## STATED TASK
Write the listing below out again exactly, dropping the images.

## SOURCE MATERIAL
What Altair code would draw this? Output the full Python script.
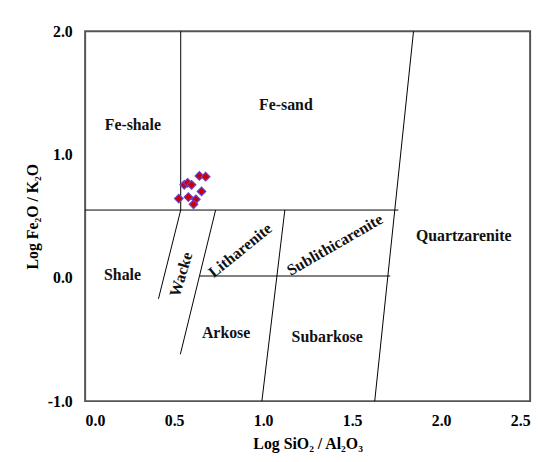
import altair as alt
import pandas as pd

# classification boundary segments (x1, y1, x2, y2)
seg_x1 = [0.537, 0.0, 1.845, 0.537, 0.733, 1.122, 0.645]
seg_y1 = [2.0, 0.55, 2.0, 0.55, 0.55, 0.55, 0.015]
seg_x2 = [0.537, 1.76, 1.627, 0.412, 0.535, 0.993, 1.714]
seg_y2 = [0.55, 0.55, -1.0, -0.17, -0.62, -1.0, 0.015]

# field labels
lab_text = ["Fe-shale", "Fe-sand", "Shale", "Wacke", "Litharenite",
            "Sublithicarenite", "Quartzarenite", "Arkose", "Subarkose"]
lab_x = [0.268, 1.128, 0.21, 0.54, 0.872, 1.403, 2.127, 0.792, 1.36]
lab_y = [1.238, 1.404, 0.02, 0.028, 0.223, 0.268, 0.34, -0.447, -0.482]
lab_angle = [0, 0, 0, 287, 321, 330, 0, 0, 0]

# samples
smp_x = [0.526, 0.557, 0.576, 0.598, 0.642, 0.677, 0.654, 0.580, 0.622, 0.609]
smp_y = [0.643, 0.755, 0.771, 0.755, 0.827, 0.821, 0.701, 0.655, 0.637, 0.597]

x_ticks = [0.0, 0.5, 1.0, 1.5, 2.0, 2.5]
y_ticks = [-1.0, 0.0, 1.0, 2.0]

FONT = "Liberation Serif"
LBL = "(datum.value < 0 ? '-' : '') + format(abs(datum.value), '.1f')"

seg = pd.DataFrame({"x": seg_x1, "y": seg_y1, "x2": seg_x2, "y2": seg_y2})
lab = pd.DataFrame({"x": lab_x, "y": lab_y, "t": lab_text, "a": lab_angle})
smp = pd.DataFrame({"x": smp_x, "y": smp_y})

xs = alt.Scale(domain=[0, 2.5], nice=False, zero=False)
ys = alt.Scale(domain=[-1, 2], nice=False, zero=False)

x_axis = alt.Axis(values=x_ticks, labelExpr=LBL, grid=False, ticks=False, domain=False,
                  labelFont=FONT, labelFontWeight="bold", labelFontSize=16, labelColor="black",
                  labelPadding=12, title="Log SiO\u2082 / Al\u2082O\u2083", titleFont=FONT,
                  titleFontWeight="bold", titleFontSize=16, titleColor="black", titlePadding=7)
y_axis = alt.Axis(values=y_ticks, labelExpr=LBL, grid=False, ticks=False, domain=False,
                  labelFont=FONT, labelFontWeight="bold", labelFontSize=16, labelColor="black",
                  labelPadding=13, title="Log Fe\u2082O / K\u2082O", titleFont=FONT,
                  titleFontWeight="bold", titleFontSize=16, titleColor="black", titlePadding=7)

lines = alt.Chart(seg).mark_rule(color="black", strokeWidth=1).encode(
    x=alt.X("x:Q", scale=xs, axis=x_axis),
    y=alt.Y("y:Q", scale=ys, axis=y_axis),
    x2="x2:Q", y2="y2:Q",
)

labels = alt.Chart(lab).mark_text(font=FONT, fontWeight="bold", fontSize=16, color="#111").encode(
    x=alt.X("x:Q", scale=xs), y=alt.Y("y:Q", scale=ys), text="t:N",
    angle=alt.Angle("a:Q", scale=None),
)

pts = alt.Chart(smp).mark_point(shape="diamond", filled=True, size=75, fill="#CC0000",
                                stroke="#6A3FD0", strokeWidth=1.2, opacity=1).encode(
    x=alt.X("x:Q", scale=xs), y=alt.Y("y:Q", scale=ys),
)

chart = alt.layer(lines, labels, pts).properties(
    width=450, height=374,
    autosize=alt.AutoSizeParams(type="none"),
    padding={"left": 78, "top": 21, "right": 10, "bottom": 60},
).configure_view(stroke="#555555", strokeWidth=2)

chart.save("out.html", embed_options={"renderer": "svg", "actions": False})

## SOLUTION TO THIS EXERCISE
What Altair code would draw this? Output the full Python script.
import altair as alt
import pandas as pd

# classification boundary segments (x1, y1, x2, y2)
seg_x1 = [0.537, 0.0, 1.845, 0.537, 0.733, 1.122, 0.645]
seg_y1 = [2.0, 0.55, 2.0, 0.55, 0.55, 0.55, 0.015]
seg_x2 = [0.537, 1.76, 1.627, 0.412, 0.535, 0.993, 1.714]
seg_y2 = [0.55, 0.55, -1.0, -0.17, -0.62, -1.0, 0.015]

# field labels
lab_text = ["Fe-shale", "Fe-sand", "Shale", "Wacke", "Litharenite",
            "Sublithicarenite", "Quartzarenite", "Arkose", "Subarkose"]
lab_x = [0.268, 1.128, 0.21, 0.54, 0.872, 1.403, 2.127, 0.792, 1.36]
lab_y = [1.238, 1.404, 0.02, 0.028, 0.223, 0.268, 0.34, -0.447, -0.482]
lab_angle = [0, 0, 0, 287, 321, 330, 0, 0, 0]

# samples
smp_x = [0.526, 0.557, 0.576, 0.598, 0.642, 0.677, 0.654, 0.580, 0.622, 0.609]
smp_y = [0.643, 0.755, 0.771, 0.755, 0.827, 0.821, 0.701, 0.655, 0.637, 0.597]

x_ticks = [0.0, 0.5, 1.0, 1.5, 2.0, 2.5]
y_ticks = [-1.0, 0.0, 1.0, 2.0]

FONT = "Liberation Serif"
LBL = "(datum.value < 0 ? '-' : '') + format(abs(datum.value), '.1f')"

seg = pd.DataFrame({"x": seg_x1, "y": seg_y1, "x2": seg_x2, "y2": seg_y2})
lab = pd.DataFrame({"x": lab_x, "y": lab_y, "t": lab_text, "a": lab_angle})
smp = pd.DataFrame({"x": smp_x, "y": smp_y})

xs = alt.Scale(domain=[0, 2.5], nice=False, zero=False)
ys = alt.Scale(domain=[-1, 2], nice=False, zero=False)

x_axis = alt.Axis(values=x_ticks, labelExpr=LBL, grid=False, ticks=False, domain=False,
                  labelFont=FONT, labelFontWeight="bold", labelFontSize=16, labelColor="black",
                  labelPadding=12, title="Log SiO\u2082 / Al\u2082O\u2083", titleFont=FONT,
                  titleFontWeight="bold", titleFontSize=16, titleColor="black", titlePadding=7)
y_axis = alt.Axis(values=y_ticks, labelExpr=LBL, grid=False, ticks=False, domain=False,
                  labelFont=FONT, labelFontWeight="bold", labelFontSize=16, labelColor="black",
                  labelPadding=13, title="Log Fe\u2082O / K\u2082O", titleFont=FONT,
                  titleFontWeight="bold", titleFontSize=16, titleColor="black", titlePadding=7)

lines = alt.Chart(seg).mark_rule(color="black", strokeWidth=1).encode(
    x=alt.X("x:Q", scale=xs, axis=x_axis),
    y=alt.Y("y:Q", scale=ys, axis=y_axis),
    x2="x2:Q", y2="y2:Q",
)

labels = alt.Chart(lab).mark_text(font=FONT, fontWeight="bold", fontSize=16, color="#111").encode(
    x=alt.X("x:Q", scale=xs), y=alt.Y("y:Q", scale=ys), text="t:N",
    angle=alt.Angle("a:Q", scale=None),
)

pts = alt.Chart(smp).mark_point(shape="diamond", filled=True, size=75, fill="#CC0000",
                                stroke="#6A3FD0", strokeWidth=1.2, opacity=1).encode(
    x=alt.X("x:Q", scale=xs), y=alt.Y("y:Q", scale=ys),
)

chart = alt.layer(lines, labels, pts).properties(
    width=450, height=374,
    autosize=alt.AutoSizeParams(type="none"),
    padding={"left": 78, "top": 21, "right": 10, "bottom": 60},
).configure_view(stroke="#555555", strokeWidth=2)

chart.save("out.html", embed_options={"renderer": "svg", "actions": False})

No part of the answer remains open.